DATA SECTION:
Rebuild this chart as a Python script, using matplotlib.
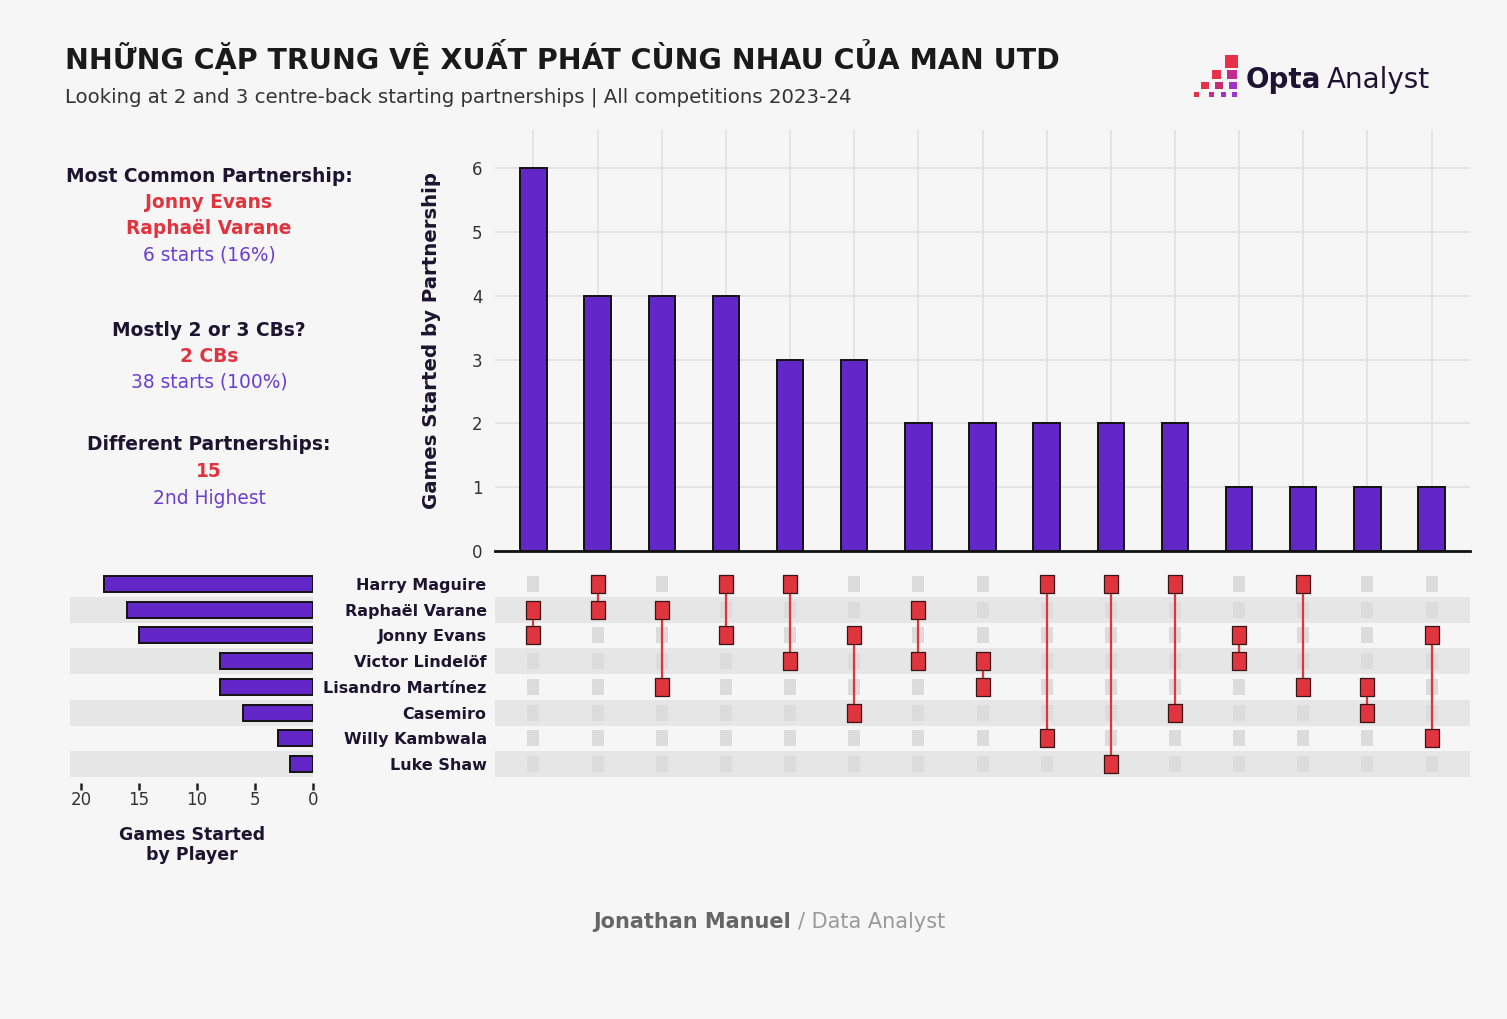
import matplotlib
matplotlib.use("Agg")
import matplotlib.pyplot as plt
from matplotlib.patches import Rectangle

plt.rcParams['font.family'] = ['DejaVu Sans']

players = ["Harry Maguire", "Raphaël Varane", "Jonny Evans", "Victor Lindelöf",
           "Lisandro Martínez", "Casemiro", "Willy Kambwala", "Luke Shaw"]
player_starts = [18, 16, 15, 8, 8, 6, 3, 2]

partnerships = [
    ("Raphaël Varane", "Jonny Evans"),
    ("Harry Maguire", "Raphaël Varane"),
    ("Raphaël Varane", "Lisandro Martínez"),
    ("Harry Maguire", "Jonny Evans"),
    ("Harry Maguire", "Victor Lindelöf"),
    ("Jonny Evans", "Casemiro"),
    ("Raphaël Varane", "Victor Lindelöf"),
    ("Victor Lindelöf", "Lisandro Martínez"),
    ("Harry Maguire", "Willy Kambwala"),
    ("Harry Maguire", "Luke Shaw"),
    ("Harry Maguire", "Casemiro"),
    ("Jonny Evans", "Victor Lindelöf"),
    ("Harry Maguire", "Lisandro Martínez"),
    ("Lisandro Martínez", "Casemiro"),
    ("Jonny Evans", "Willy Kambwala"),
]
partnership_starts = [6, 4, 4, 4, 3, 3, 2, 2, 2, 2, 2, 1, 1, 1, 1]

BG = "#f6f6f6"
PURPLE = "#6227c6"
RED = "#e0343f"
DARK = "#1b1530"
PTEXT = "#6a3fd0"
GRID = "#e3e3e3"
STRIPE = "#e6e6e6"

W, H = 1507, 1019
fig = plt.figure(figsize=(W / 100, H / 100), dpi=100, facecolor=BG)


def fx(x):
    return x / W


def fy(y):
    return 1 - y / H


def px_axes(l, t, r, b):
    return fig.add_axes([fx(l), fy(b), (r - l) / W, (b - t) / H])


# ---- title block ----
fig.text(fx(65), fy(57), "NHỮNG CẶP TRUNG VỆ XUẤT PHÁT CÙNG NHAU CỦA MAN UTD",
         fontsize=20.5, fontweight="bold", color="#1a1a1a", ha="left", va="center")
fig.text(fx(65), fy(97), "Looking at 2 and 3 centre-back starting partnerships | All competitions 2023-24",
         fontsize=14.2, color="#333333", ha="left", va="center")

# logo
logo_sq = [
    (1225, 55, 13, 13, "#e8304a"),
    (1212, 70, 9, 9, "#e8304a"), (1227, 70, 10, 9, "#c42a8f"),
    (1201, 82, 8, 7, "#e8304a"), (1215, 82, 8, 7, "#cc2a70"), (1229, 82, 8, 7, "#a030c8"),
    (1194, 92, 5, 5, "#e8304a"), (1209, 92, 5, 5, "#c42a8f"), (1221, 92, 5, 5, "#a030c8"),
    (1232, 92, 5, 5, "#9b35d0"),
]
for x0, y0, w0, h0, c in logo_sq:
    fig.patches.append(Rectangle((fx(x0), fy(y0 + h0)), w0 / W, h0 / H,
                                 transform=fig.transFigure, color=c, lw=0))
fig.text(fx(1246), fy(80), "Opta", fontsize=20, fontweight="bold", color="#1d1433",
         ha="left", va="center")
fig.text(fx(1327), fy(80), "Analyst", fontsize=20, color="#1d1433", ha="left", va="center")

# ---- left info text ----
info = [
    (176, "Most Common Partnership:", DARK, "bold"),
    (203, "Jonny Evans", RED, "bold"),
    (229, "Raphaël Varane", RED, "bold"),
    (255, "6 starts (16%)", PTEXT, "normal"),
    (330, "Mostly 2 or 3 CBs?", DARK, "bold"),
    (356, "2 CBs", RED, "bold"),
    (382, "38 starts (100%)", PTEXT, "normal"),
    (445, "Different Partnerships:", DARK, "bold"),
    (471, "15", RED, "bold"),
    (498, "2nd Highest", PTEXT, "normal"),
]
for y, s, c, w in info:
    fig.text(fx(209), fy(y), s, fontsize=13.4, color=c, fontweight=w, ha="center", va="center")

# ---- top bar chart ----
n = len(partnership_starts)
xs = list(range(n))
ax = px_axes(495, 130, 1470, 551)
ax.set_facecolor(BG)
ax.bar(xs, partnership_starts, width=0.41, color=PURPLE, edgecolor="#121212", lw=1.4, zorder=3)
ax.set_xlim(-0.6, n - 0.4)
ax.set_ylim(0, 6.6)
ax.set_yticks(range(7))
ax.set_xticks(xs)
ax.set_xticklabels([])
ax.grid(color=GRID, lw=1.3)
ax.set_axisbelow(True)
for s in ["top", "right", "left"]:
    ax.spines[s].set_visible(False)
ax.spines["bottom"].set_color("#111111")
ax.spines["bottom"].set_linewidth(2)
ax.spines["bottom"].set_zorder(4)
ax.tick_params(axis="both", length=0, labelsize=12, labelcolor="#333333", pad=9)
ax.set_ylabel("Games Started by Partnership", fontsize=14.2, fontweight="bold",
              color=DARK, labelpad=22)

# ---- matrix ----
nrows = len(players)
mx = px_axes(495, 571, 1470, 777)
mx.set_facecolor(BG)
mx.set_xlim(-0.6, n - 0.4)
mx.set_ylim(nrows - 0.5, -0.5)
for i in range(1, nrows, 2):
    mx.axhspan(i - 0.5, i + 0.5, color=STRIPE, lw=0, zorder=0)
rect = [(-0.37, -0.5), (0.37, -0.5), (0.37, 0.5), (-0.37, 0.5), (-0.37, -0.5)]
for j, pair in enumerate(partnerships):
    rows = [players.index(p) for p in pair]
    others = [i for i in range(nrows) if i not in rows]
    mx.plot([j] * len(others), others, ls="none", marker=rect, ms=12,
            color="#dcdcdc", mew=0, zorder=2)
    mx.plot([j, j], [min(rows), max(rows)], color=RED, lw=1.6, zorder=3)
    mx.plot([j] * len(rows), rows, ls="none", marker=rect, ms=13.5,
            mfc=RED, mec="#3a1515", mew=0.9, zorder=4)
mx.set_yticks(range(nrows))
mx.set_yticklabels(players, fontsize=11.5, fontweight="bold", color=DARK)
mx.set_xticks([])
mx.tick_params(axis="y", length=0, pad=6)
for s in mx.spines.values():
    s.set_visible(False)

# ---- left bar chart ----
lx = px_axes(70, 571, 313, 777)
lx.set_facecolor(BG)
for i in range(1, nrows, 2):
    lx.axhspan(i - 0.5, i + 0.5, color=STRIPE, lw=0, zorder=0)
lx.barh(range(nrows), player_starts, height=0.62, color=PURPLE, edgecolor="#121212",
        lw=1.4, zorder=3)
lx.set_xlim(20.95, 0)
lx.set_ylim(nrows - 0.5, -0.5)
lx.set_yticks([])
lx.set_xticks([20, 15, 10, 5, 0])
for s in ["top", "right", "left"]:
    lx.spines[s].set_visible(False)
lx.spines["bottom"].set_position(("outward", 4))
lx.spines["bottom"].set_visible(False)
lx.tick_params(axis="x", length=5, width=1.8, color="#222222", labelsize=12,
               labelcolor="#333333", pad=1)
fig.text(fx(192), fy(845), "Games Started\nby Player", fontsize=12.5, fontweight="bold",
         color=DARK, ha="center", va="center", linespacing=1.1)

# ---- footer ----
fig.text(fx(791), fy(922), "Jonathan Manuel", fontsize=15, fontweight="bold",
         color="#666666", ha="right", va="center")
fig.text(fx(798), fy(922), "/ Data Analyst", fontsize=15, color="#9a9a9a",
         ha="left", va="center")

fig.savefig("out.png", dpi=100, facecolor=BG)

AIM:
Please repeat exactly the data above from its first line to the line that contains "2, 1, 1, 1, 1]", inclusive, and leave every picture out.

TASK RESPONSE:
Rebuild this chart as a Python script, using matplotlib.
import matplotlib
matplotlib.use("Agg")
import matplotlib.pyplot as plt
from matplotlib.patches import Rectangle

plt.rcParams['font.family'] = ['DejaVu Sans']

players = ["Harry Maguire", "Raphaël Varane", "Jonny Evans", "Victor Lindelöf",
           "Lisandro Martínez", "Casemiro", "Willy Kambwala", "Luke Shaw"]
player_starts = [18, 16, 15, 8, 8, 6, 3, 2]

partnerships = [
    ("Raphaël Varane", "Jonny Evans"),
    ("Harry Maguire", "Raphaël Varane"),
    ("Raphaël Varane", "Lisandro Martínez"),
    ("Harry Maguire", "Jonny Evans"),
    ("Harry Maguire", "Victor Lindelöf"),
    ("Jonny Evans", "Casemiro"),
    ("Raphaël Varane", "Victor Lindelöf"),
    ("Victor Lindelöf", "Lisandro Martínez"),
    ("Harry Maguire", "Willy Kambwala"),
    ("Harry Maguire", "Luke Shaw"),
    ("Harry Maguire", "Casemiro"),
    ("Jonny Evans", "Victor Lindelöf"),
    ("Harry Maguire", "Lisandro Martínez"),
    ("Lisandro Martínez", "Casemiro"),
    ("Jonny Evans", "Willy Kambwala"),
]
partnership_starts = [6, 4, 4, 4, 3, 3, 2, 2, 2, 2, 2, 1, 1, 1, 1]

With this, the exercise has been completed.